Water movement through fine-textured soil into underlying sand and gravel does not occur until the finer material above the gravel is fully saturated (Figure 3.8a). Because the smaller pores, in the finer material in the upper layer, have a greater attraction for the water than the relatively larger pores on the underlying layer, the water moves laterally and fills the upper layer before moving into the coarse material below. Remember, the fine textured soil was able to move water higher in the soil column. After the upper layer becomes saturated, water enters the underlying layer (Figure 3.8b). The practical implication of this demonstration is that in shallow soils underlain by sands, like those found in the Platte River Valley, water movement is actually slowed by the underlying coarse sand and gravel layer.
What happens to water movement if the upper soil layer is underlain by a finer textured material like clay? As Figure 3.9a illustrates, water moves rapidly into the clay.
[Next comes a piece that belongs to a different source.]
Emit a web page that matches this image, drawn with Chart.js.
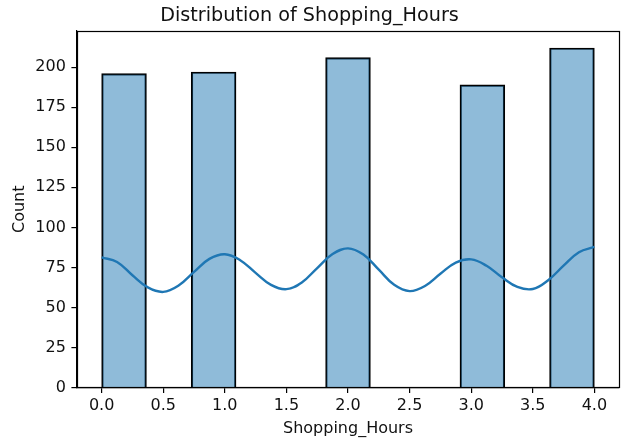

Compared to the overlying layer, the smaller pores associated with clay layer have a greater attraction on the water. This causes the clay to wet immediately when the wetting front reaches the layer. Although the clay layer wets rapidly, the small pores hold the water tightly and effectively retard the advance of the wetting front. The slowing of the wetting front causes lateral water movement in the overlying coarse soil. Finally, after the clay layer is saturated, the wetting front will move below the clay, Figure 3.9b. The situation illustrated in Figure 3.9 is typical of soils with buried claypans. The claypan restricts the downward (or upward) movement of water. If a claypan is at or near the soil surface, excessive runoff may become a problem during rainfall or irrigation events even though the soil below the clay pan is dry. A subsurface clay layer also can cause the soil above it to become fully saturated forming a perched water table. Perched water tables often cause drainage and aeration problems in the upper soil layers.
Properly managing the soil water is the goal of both dryland and irrigated producers. Familiarity with soil water terms and the processes that control soil water management are critical for proper management.